Memphis dazzled the TSSAA with dollars, guaranteeing double the upfront financial bid to gain the right to host the event from 2003 to 2005. However, since Tennessee is such an elongated state - stretching more than 520 miles from Memphis to Johnson City in the northeastern corner - many fans did not make the trip west, and the Bluff City took a huge financial hit, losing nearly $200,000 in its three years as host, which caused the Memphis & Shelby County Sports Authority to shut down.

The event's short time in Memphis will be remembered best for its shortcomings. Besides the travel challenges - teams from upper East Tennessee that qualified could have made it through New York and across the Canadian border in the 11 hours it took to reach Memphis - several of the facilities that had been promised wound up not being usable.

Both of the sites for baseball's finals - AutoZone Park and USA Stadium - wound up having scheduling conflicts with other events, while softball was forced to move across the state line to be played in Southaven, Mississippi, because the original facility was not completed.

That marked the first time in 55 years that a Tennessee state championship was decided outside the state's borders.

"We took some hits, for obvious reasons, early on in Memphis," Carter said. "But once the games were played, the kids bailed us out and things actually improved the last couple of years there."

FINDING MIDDLE GROUND

Once the contract with Memphis ran out, Chattanooga's hopes of regaining the Spring Fling were dashed by another unbeatable foe. This time instead of finances, the combination of geographic advantage and better facilities were Murfreesboro's winning formula for securing hosting rights beginning in 2006.

Murfreesboro, which has also hosted the boys' and girls' basketball state tournaments flawlessly since 1989, has helped grow the Fling to the point that the city's chamber of commerce estimates it now hosts 4,200 athletes and more than 20,000 visitors during the weeklong event in late May, which accounts for around $5 million to the local economy.

Each of those numbers more than double the totals for Chattanooga during the early stages of the Fling.

"The Spring Fling is not the event it was when it began in Chattanooga," current TSSAA executive director Bernard Childress said. "In the beginning, Chattanooga was ahead of everybody, then Memphis offered more money and that was a major factor. Our history in Murfreesboro, with tournaments running smoothly and having good crowds, helped us make the decision to move it there.

"A lot of our folks had heard from coaches around the state who wanted to keep the championships as close to the middle of the state as possible, so if everything is equal, we prefer to stay in a centrally located area."

Two positive aspects that came from the move to Memphis were that it finally gave the western portion of the state a chance to host a state championship event, and because the larger city offered more facilities, it allowed the TSSAA to increase the number of baseball and softball teams that qualify for the state tournament from four to eight in each classification.

Beginning this school year, the TSSAA also expanded the number of public school classifications to four in baseball and softball, as well as boys' and girls' basketball. Adding an extra classification, on top of having doubled the bracket sizes for all classes, required more usable venues - Murfreesboro provides 15 host sites - and also meant more money made for the host city as well as the TSSAA.

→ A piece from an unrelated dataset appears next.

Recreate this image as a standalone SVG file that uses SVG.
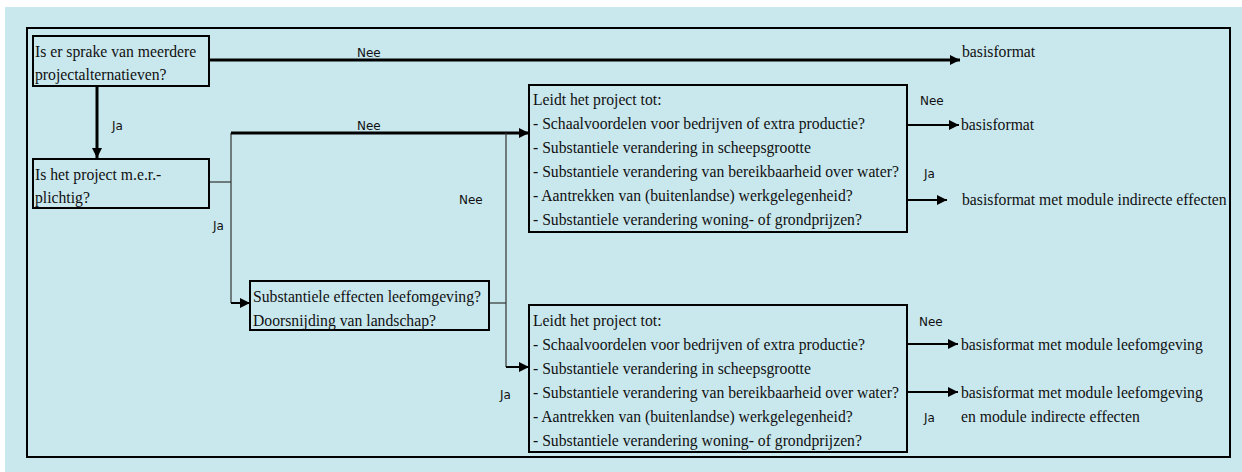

Because of Murfreesboro's recent population boom, its surrounding high schools all have facilities that are newer and larger than any Chattanooga could offer.

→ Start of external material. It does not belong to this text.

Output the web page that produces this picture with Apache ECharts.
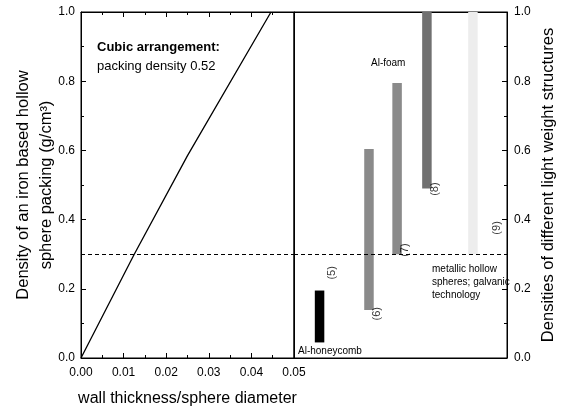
<!DOCTYPE html>
<html><head><meta charset="utf-8">
<script src="https://cdn.jsdelivr.net/npm/echarts@6/dist/echarts.min.js"></script>
<style>html,body{margin:0;padding:0;background:#fff}#c{width:561px;height:410px}</style>
</head><body><div id="c"></div>
<script>
// Left panel: density of hollow sphere packing vs wall thickness/sphere diameter
const wallRatio = [0, 0.0125, 0.025, 0.0446];
const packingDensity = [0, 0.30, 0.585, 1.0];
// Right panel: density ranges of light weight structures
const structX = [0.12, 0.352, 0.484, 0.624, 0.84];
const structLow = [0.045, 0.139, 0.30, 0.49, 0.30];
const structHigh = [0.195, 0.604, 0.795, 1.0, 1.0];
const structFill = ['#000000', '#8a8a8a', '#8a8a8a', '#707070', '#ededed'];
const refDensity = 0.3;
const xTicks = ['0.00', '0.01', '0.02', '0.03', '0.04', '0.05'];
// Reference labels (5)..(9)
const refLabels = ['(5)', '(6)', '(7)', '(8)', '(9)'];
const refLabelX = [0.178, 0.39, 0.521, 0.662, 0.953];
const refLabelY = [0.246, 0.128, 0.312, 0.488, 0.376];

const FONT = 'Liberation Sans';
const chart = echarts.init(document.getElementById('c'));

function ax(extra) {
  return Object.assign({
    nameMoveOverlap: false,
    axisLine: {show: true, onZero: false, lineStyle: {color: '#000', width: 1}},
    axisTick: {show: true, inside: true, length: 5, lineStyle: {color: '#000', width: 1}},
    minorTick: {show: true, splitNumber: 2, length: 3, lineStyle: {color: '#000', width: 1}},
    splitLine: {show: false}
  }, extra);
}
function plain(extra) {
  return Object.assign({
    axisLine: {show: true, onZero: false, lineStyle: {color: '#000', width: 1}},
    axisTick: {show: false}, axisLabel: {show: false}, splitLine: {show: false}
  }, extra);
}

chart.setOption({
  animation: false,
  backgroundColor: '#fff',
  grid: [
    {left: 81, top: 12, width: 213, height: 346, outerBoundsMode: 'none', containLabel: false,
      show: true, borderColor: '#000', borderWidth: 1, backgroundColor: 'transparent'},
    {left: 294, top: 12, width: 213, height: 346, outerBoundsMode: 'none', containLabel: false,
      show: true, borderColor: '#000', borderWidth: 1, backgroundColor: 'transparent'}
  ],
  xAxis: [
    ax({gridIndex: 0, type: 'value', min: 0, max: 0.05, interval: 0.01, position: 'bottom',
      axisLabel: {color: '#000', fontFamily: FONT, fontSize: 12, margin: 9,
        formatter: (v) => xTicks[Math.round(v * 100)]},
      name: 'wall thickness/sphere diameter', nameLocation: 'middle', nameGap: 33,
      nameTextStyle: {color: '#000', fontFamily: FONT, fontSize: 16}}),
    ax({gridIndex: 0, type: 'value', min: 0, max: 0.05, interval: 0.01, position: 'top',
      axisLabel: {show: false}}),
    plain({gridIndex: 1, type: 'value', min: 0, max: 1, position: 'bottom'}),
    plain({gridIndex: 1, type: 'value', min: 0, max: 1, position: 'top'})
  ],
  yAxis: [
    ax({gridIndex: 0, type: 'value', min: 0, max: 1, interval: 0.2, position: 'left',
      axisLabel: {color: '#000', fontFamily: FONT, fontSize: 12, margin: 6,
        formatter: (v) => v.toFixed(1)},
      name: 'Density of an iron based hollow\nsphere packing (g/cm³)',
      nameLocation: 'middle', nameRotate: 90, nameGap: 23,
      nameTextStyle: {color: '#000', fontFamily: FONT, fontSize: 16.5, lineHeight: 23}}),
    plain({gridIndex: 1, type: 'value', min: 0, max: 1, position: 'left'}),
    ax({gridIndex: 1, type: 'value', min: 0, max: 1, interval: 0.2, position: 'right',
      axisLabel: {color: '#000', fontFamily: FONT, fontSize: 12, margin: 7,
        formatter: (v) => v.toFixed(1)},
      name: 'Densities of different light weight structures',
      nameLocation: 'middle', nameRotate: 90, nameGap: 33,
      nameTextStyle: {color: '#000', fontFamily: FONT, fontSize: 16.5}})
  ],
  series: [
    {
      type: 'line', xAxisIndex: 0, yAxisIndex: 0, symbol: 'none', smooth: false,
      data: wallRatio.map((x, i) => [x, packingDensity[i]]),
      lineStyle: {color: '#000', width: 1.3},
      markLine: {silent: true, symbol: 'none', label: {show: false},
        lineStyle: {color: '#000', type: [4, 3], width: 1},
        data: [{yAxis: refDensity}]}
    },
    {
      type: 'custom', xAxisIndex: 2, yAxisIndex: 2,
      data: structX.map((x, i) => [x, structLow[i], structHigh[i], i]),
      renderItem: (params, api) => {
        const lo = api.coord([api.value(0), api.value(1)]);
        const hi = api.coord([api.value(0), api.value(2)]);
        const w = 9.5;
        return {type: 'rect', shape: {x: lo[0] - w / 2, y: hi[1], width: w, height: lo[1] - hi[1]},
          style: {fill: structFill[api.value(3)]}};
      },
      markLine: {silent: true, symbol: 'none', label: {show: false},
        lineStyle: {color: '#000', type: [4, 3], width: 1},
        data: [{yAxis: refDensity}]}
    },
    {
      type: 'scatter', xAxisIndex: 2, yAxisIndex: 2, symbolSize: 0,
      data: refLabelX.map((x, i) => ({value: [x, refLabelY[i]], name: refLabels[i]})),
      label: {show: true, position: 'inside', rotate: 90, formatter: '{b}',
        color: '#000', fontFamily: FONT, fontSize: 11}
    }
  ],
  graphic: [
    {type: 'text', left: 97, top: 41, style: {text: 'Cubic arrangement:', fontFamily: FONT, fontSize: 13, fontWeight: 'bold', fill: '#000'}},
    {type: 'text', left: 97, top: 60, style: {text: 'packing density 0.52', fontFamily: FONT, fontSize: 13, fill: '#000'}},
    {type: 'text', left: 371, top: 58, style: {text: 'Al-foam', fontFamily: FONT, fontSize: 10, fill: '#000'}},
    {type: 'text', left: 432, top: 263, style: {text: 'metallic hollow\nspheres; galvanic\ntechnology', fontFamily: FONT, fontSize: 10, lineHeight: 13, fill: '#000'}},
    {type: 'text', left: 298, top: 346, style: {text: 'Al-honeycomb', fontFamily: FONT, fontSize: 10, fill: '#000'}}
  ]
});
</script></body></html>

"I had a lot of concerns when they voted to move it to Memphis, because I personally thought they couldn't meet the guarantees they had made, and it turned out they couldn't," said Eckstein, who admitted he never made the trip to Memphis to see the event there, but has been impressed when attending games in Murfreesboro. "It had some real problems when it went out there.

"It's more understandable why they made the next move after Memphis. With the facilities and having less travel for most of the schools, it just makes sense that they would settle into the middle of the state. I wouldn't be optimistic about it ever returning to Chattanooga."